We attack the job.  I use a shovel and a pair of clippers.  Trim down the long vines and try to get it into some kind of pile, then dig out the root ball.

Two gas powered cutters were deployed to really attack the bushes that were growing thick and high.

Those Alder trees are totally engulfed by these plants with vines growing up and over the limbs at lease 12 feet up.  The safety gear is needed for sure.  There is nothing that saves you when you go hand to hand , however.  Even the leather gloves did not save my hands from punctures and my arms and legs are covered in little scratches where  thorns got through.

After the canes were cut through in the base two of us went in and worked out the puzzle of pulling the canes out of the high branches.  Sometimes it was pretty straight forward pull this and it comes down.  Other times it was sort of figuring out the layers and the ways they entwine.  We succeeded, however in getting 5 trees cleared of they vine burden.

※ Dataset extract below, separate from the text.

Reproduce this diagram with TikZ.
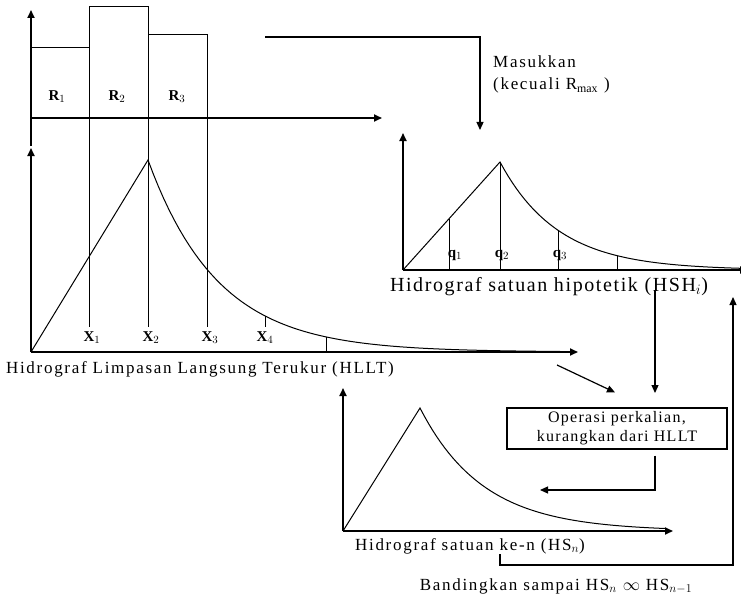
\documentclass[tikz,border=0pt]{standalone}
\usepackage{fontspec}
\setmainfont{Liberation Serif}
\newfontfamily\spacedserif[LetterSpace=10]{Liberation Serif}
\newfontfamily\headserif[LetterSpace=8]{Liberation Serif}
\usetikzlibrary{positioning, calc, arrows.meta}
\tikzset{
    axis/.style={-{Triangle[length=8pt,width=7pt]}, line width=1.8pt},
    guide/.style={line width=1pt},
    curve/.style={line width=1pt},
    conn/.style={-{Triangle[length=8pt,width=7pt]}, line width=1.2pt},
    caption/.style={font=\spacedserif\fontsize{17}{20}\selectfont, inner sep=0pt},
    idx/.style={font=\bfseries\fontsize{15}{17}\selectfont, inner sep=0pt},
    opbox/.style={draw, line width=1.2pt, minimum width=220pt, minimum height=41pt, align=center, inner sep=0pt, font=\headserif\fontsize{16}{19}\selectfont},
}

\begin{document}
\begin{tikzpicture}[x=1pt, y=-1pt]
    \useasboundingbox (0,0) rectangle (741,599);

    % Hujan efektif (histogram)
    \draw[axis] (31,146) -- (31,10);
    \draw[axis] (31,118) -- (382,118);
    \draw[guide] (31,48) -- (89,48) -- (89,7) -- (148,7) -- (148,35) -- (207,35) -- (207,327);
    \draw[guide] (89,7) -- (89,327);
    \draw[guide] (148,7) -- (148,327);
    \node[idx] (r1) at (57,97) {R$_1$};
    \node[idx] (r2) at (117,97) {R$_2$};
    \node[idx] (r3) at (177,97) {R$_3$};

    % HLLT
    \draw[axis] (31,352) -- (31,148);
    \draw[axis] (31,352) -- (578,352);
    \draw[curve] (31,352) -- (148,160) -- plot[domain=148:560, samples=80] (\x,{352-192*exp(-(\x-148)/70)});
    \draw[guide] (265,316) -- (265,327);
    \draw[guide] (326,337) -- (326,352);
    \node[idx] (x1) at (92,338) {X$_1$};
    \node[idx] (x2) at (151,338) {X$_2$};
    \node[idx] (x3) at (210,338) {X$_3$};
    \node[idx] (x4) at (265,338) {X$_4$};
    \node[caption] (hllt) at (200,369) {Hidrograf Limpasan Langsung Terukur (HLLT)};

    % HSH hipotetik
    \draw[axis] (403,270) -- (403,133);
    \draw[axis] (403,270) -- (748,270);
    \draw[curve] (403,270) -- (500,162) -- plot[domain=500:741, samples=60] (\x,{270-108*exp(-(\x-500)/58)});
    \draw[guide] (449,219) -- (449,270);
    \draw[guide] (500,162) -- (500,270);
    \draw[guide] (558,230) -- (558,270);
    \draw[guide] (617,256) -- (617,270);
    \node[idx] (q1) at (455,255) {q$_1$};
    \node[idx] (q2) at (502,255) {q$_2$};
    \node[idx] (q3) at (560,255) {q$_3$};
    \node[caption, anchor=north west, align=left, font=\spacedserif\fontsize{17}{22}\selectfont] (note) at (493,56) {Masukkan\\(kecuali R$_{\max}$ )};
    \node[caption, font=\headserif\fontsize{20}{22}\selectfont] (hsh) at (549,287) {Hidrograf satuan hipotetik (HSH$_i$)};

    \coordinate (rain) at (265,37);
    \coordinate (inlet) at (480,130);
    \draw[conn] (rain) -| (inlet);

    % operasi
    \node[opbox] (op) at (617,428.5) {Operasi perkalian,\\kurangkan dari HLLT};
    \coordinate (split) at (655,393);
    \coordinate (ret) at (540,490);
    \coordinate (hlltout) at (557,365);
    \draw[conn] ($(hsh.south -| split)+(0,-6)$) -- (split);
    \draw[conn] (hlltout) -- ($(op.north)+(-2,-15)$);
    \draw[conn] ($(op.south -| split)+(0,6)$) |- (ret);

    % HS ke-n
    \draw[axis] (343,531) -- (343,388);
    \draw[axis] (343,531) -- (673,531);
    \draw[curve] (343,531) -- (420,408) -- plot[domain=420:665, samples=60] (\x,{531-123*exp(-(\x-420)/63)});
    \node[caption] (hsn) at (470,546) {Hidrograf satuan ke-n (HS$_n$)};
    \coordinate (loop) at (500,565);
    \coordinate (turn) at (733,565);
    \coordinate (back) at (733,297);
    \draw[conn] (hsn.south -| loop) -- (loop) -- (turn) -- (back);
    \node[caption] (cmp) at (556,586) {Bandingkan sampai HS$_n$ $\infty$ HS$_{n-1}$};
\end{tikzpicture}
\end{document}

A Robin nest was inside this mass.  They will have to make do next season with one of the areas nearer the woodsland

This property needs a lot of work and some plantings are already planned.  By liberating the trees and freeing up the soil and light penetration for the native shrubby plants we already have a head start.

A cold sunny day and hard work go together.  Much easier to work hard when you don't fight the rising temperatures.


  1. That land certainly needed some help. It must feel to great to be outdoors and do some good for nature at the same time. Thanks for your comment and for the work that you do.

  2. Excellent post and nice to know that there are some who care. We hiked to Lake Twenty two a couple weeks ago and I was appalled by the litter.